* _DATA EXCERPT_:
____

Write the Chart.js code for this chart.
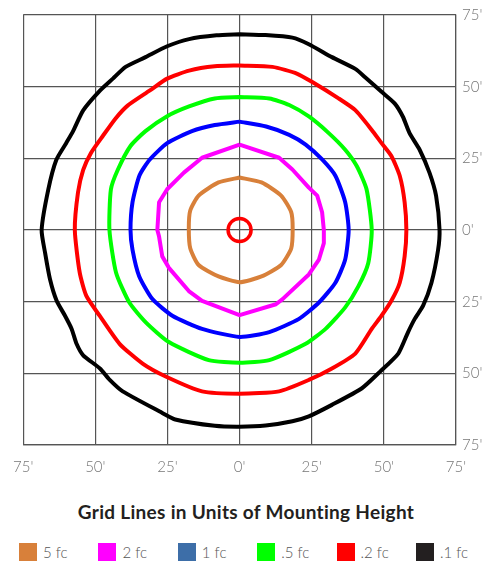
<!DOCTYPE html>
<html>
<head>
<meta charset="utf-8">
<script src="https://cdn.jsdelivr.net/npm/chart.js@4/dist/chart.umd.min.js"></script>
<style>
  body { margin: 0; background: #fff; font-family: Lato, "Noto Sans", sans-serif; }
  #wrap { position: relative; width: 495px; height: 564px; }
  #plot { position: absolute; left: 0; top: 0; width: 495px; height: 485px; }
  #title { position: absolute; left: 0; top: 500px; width: 492px; text-align: center;
           font-size: 19px; font-weight: bold; color: #231f20; letter-spacing: 0.3px; }
  .item { position: absolute; top: 543px; height: 18px; display: flex; align-items: center;
          font-size: 15px; font-weight: 300; color: #555; white-space: nowrap; }
  .item span.box { display: inline-block; width: 18px; height: 18px; margin-right: 6px; }
</style>
</head>
<body>
<div id="wrap">
  <div id="plot"><canvas id="chart"></canvas></div>
  <div id="title">Grid Lines in Units of Mounting Height</div>
  <div id="legend"></div>
</div>
<script>
// axis ticks (units of mounting height)
const gridTicks = [-75, -50, -25, 0, 25, 50, 75];
const tickLabels = ["75'", "50'", "25'", "0'", "25'", "50'", "75'"];

// legend
const legendLabels = ['5 fc', '2 fc', '1 fc', '.5 fc', '.2 fc', '.1 fc'];
const legendColors = ['#d8803a', '#ff00ff', '#3d6ea8', '#00ff00', '#ff0000', '#231f20'];
const lineColors = ['#d8803a', '#ff00ff', '#0000ff', '#00ff00', '#ff0000', '#000000'];

// isofootcandle contours, [x, y] in the grid units
const fc5 = [[0,18.3],[7.6,16.6],[14.4,12],[17.9,6.2],[18.4,0.4],[17.9,-6.4],[14.4,-12.2],[7.6,-16.2],
  [0,-18.2],[-7.3,-16.2],[-14.2,-12.2],[-17.1,-6.4],[-17.6,0.5],[-17.1,6.8],[-14.2,12],[-7.3,16.6],[0,18.3]];

const fc2 = [[0,29.8],[13.7,25.2],[18.3,21.1],[24,14.8],[26.9,12],[28.6,6.2],[29.2,0],[29.2,-4.6],
  [27.5,-10.3],[24,-15.5],[14.9,-24.1],[12.6,-25.9],[0,-29.7],[-13,-24.7],[-17.6,-21.3],[-24.5,-13.2],
  [-26.8,-9.2],[-27.9,-2.3],[-28.5,0],[-27.9,9.7],[-25.1,14.2],[-19.3,20],[-13,25.2],[0,29.8]];

const fc1 = [[0,37.8],[9.2,36.1],[17.2,33.2],[22.9,29.8],[28.6,24.6],[33.2,18.9],[36.6,9.7],[37.8,0],
  [36.6,-10.3],[33.2,-18.4],[27.5,-25.3],[20.6,-31],[10.3,-35.6],[0,-37.3],[-13,-34.5],[-23.3,-29.9],
  [-30.2,-24.1],[-34.8,-16.1],[-37.1,-6.9],[-37.8,0],[-37.1,9.7],[-34.7,19],[-31.2,24.5],[-25.1,30.3],
  [-16.5,34.5],[-8.6,36.6],[0,37.8]];

const fcHalf = [[0,46.4],[10.3,45.9],[17.2,43.6],[24,39.6],[30.9,33.8],[36.6,28],[40.6,22.3],[44,14.2],
  [45.8,0],[44.6,-11.5],[41.2,-19.6],[36.6,-27],[29.8,-34.5],[22.9,-39.7],[10.3,-45.4],[0,-46.3],
  [-10.7,-45.4],[-24.5,-39.1],[-32.5,-32.2],[-38.2,-25.3],[-42.8,-14.9],[-45.1,0],[-44.6,14.1],
  [-42.2,21],[-37.8,29.3],[-32.6,34.5],[-25.1,39.7],[-17.5,43.1],[-8.6,45.9],[0,46.4]];

const fcFifth = [[0,57.4],[11.4,56.9],[20,54.5],[25.2,51.6],[34.3,45.9],[40.1,41.8],[45.8,34.9],
  [49.2,30.3],[52.6,25.8],[55.5,18.9],[57.2,9.7],[57.8,0],[57.2,-9.2],[55.5,-18.4],[52.6,-24.7],
  [49.2,-29.9],[45.8,-34.5],[40.1,-43.1],[32,-48.3],[24,-52.3],[13.7,-56.3],[0,-57.1],[-13,-56.3],
  [-25.6,-51.1],[-33.6,-46.6],[-41.6,-39.7],[-48.5,-29.9],[-53.1,-23],[-55.4,-14.9],[-57.1,0],
  [-56,13.1],[-54.2,21],[-51.5,26.9],[-47.4,32.8],[-42.9,39],[-38.8,43.4],[-31.2,48.6],[-25.1,52.8],
  [-17.5,55.6],[-8.6,57.1],[0,57.4]];

const fcTenth = [[0,68.3],[9,68],[18.3,67.1],[24,64.8],[32,60.3],[40.1,56.2],[43.5,53.3],[49.2,48.2],
  [53.8,44.1],[56.6,39.5],[58.9,33.8],[62.4,28],[65.8,20],[68.1,11.9],[69.3,0],[68.8,-6.9],[66.5,-18.4],
  [63.6,-26.4],[60.7,-31],[58.4,-35.6],[55,-43.1],[48.7,-49.4],[42.4,-55.2],[32,-61],[24,-65],
  [18.3,-66.7],[9,-68.2],[0,-68.6],[-8.6,-68.3],[-22.3,-66.1],[-26.8,-63.8],[-40.5,-56.3],[-45,-52.3],
  [-48.4,-48.3],[-54.2,-43.7],[-56.5,-39.7],[-58.2,-34.5],[-60.5,-29.9],[-63.4,-24.7],[-65.7,-17.2],
  [-67.4,-8],[-68.6,0],[-66.3,14.1],[-63.5,24.5],[-60.1,30.3],[-57.7,34.5],[-54.2,41.7],[-48.4,48.6],
  [-43.9,52.8],[-39.5,56.9],[-32.6,60.3],[-25.1,64.1],[-17.5,66.6],[-8,67.9],[0,68.3]];

// luminaire position
const fixture = [[0, 0]];

const contours = [fc5, fc2, fc1, fcHalf, fcFifth, fcTenth];
const tensions = [0.2, 0, 0.2, 0.2, 0.2, 0.2];

const toPoints = arr => arr.map(p => ({ x: p[0], y: p[1] }));

const datasets = contours.map((c, i) => ({
    label: legendLabels[i],
    data: toPoints(c),
    showLine: true,
    borderColor: lineColors[i],
    borderWidth: 4,
    borderJoinStyle: 'round',
    pointRadius: 0,
    tension: tensions[i],
    fill: false
}));

datasets.push({
    label: 'fixture',
    data: toPoints(fixture),
    pointRadius: 11.5,
    pointBorderWidth: 3.5,
    pointBorderColor: '#ff0000',
    pointBackgroundColor: 'rgba(0,0,0,0)',
    showLine: false
});

const gridColor = '#555';
const tickFont = { family: 'Lato, "Noto Sans", sans-serif', size: 15, weight: '300' };

function axis(extra) {
    return Object.assign({
        type: 'linear',
        min: -75,
        max: 75,
        afterBuildTicks: scale => { scale.ticks = gridTicks.map(v => ({ value: v })); },
        ticks: {
            color: '#777',
            font: tickFont,
            callback: (v, i) => tickLabels[gridTicks.indexOf(v)]
        },
        grid: { color: gridColor, lineWidth: 1.2, drawTicks: false },
        border: { display: true, color: gridColor, width: 1.2 }
    }, extra);
}

const xAxis = axis({ position: 'bottom', afterFit: s => { s.height = 40; } });
xAxis.ticks.padding = 13;
const yAxis = axis({ position: 'right', afterFit: s => { s.width = 39; } });
yAxis.ticks.padding = 6;
yAxis.ticks.align = 'center';

new Chart(document.getElementById('chart').getContext('2d'), {
    type: 'scatter',
    data: { datasets },
    options: {
        responsive: true,
        maintainAspectRatio: false,
        animation: false,
        layout: { padding: { left: 19, top: 9, right: 0, bottom: 0 } },
        plugins: { legend: { display: false }, tooltip: { enabled: false } },
        scales: { x: xAxis, y: yAxis }
    }
});

// legend row
const legend = document.getElementById('legend');
legendLabels.forEach((lab, i) => {
    const d = document.createElement('div');
    d.className = 'item';
    d.style.left = (19 + i * 79.4) + 'px';
    d.innerHTML = `<span class="box" style="background:${legendColors[i]}"></span>${lab}`;
    legend.appendChild(d);
});
</script>
</body>
</html>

____

Give a single number: the count of lines above that include the word "chart".

* _SOLVED EXERCISE_:
4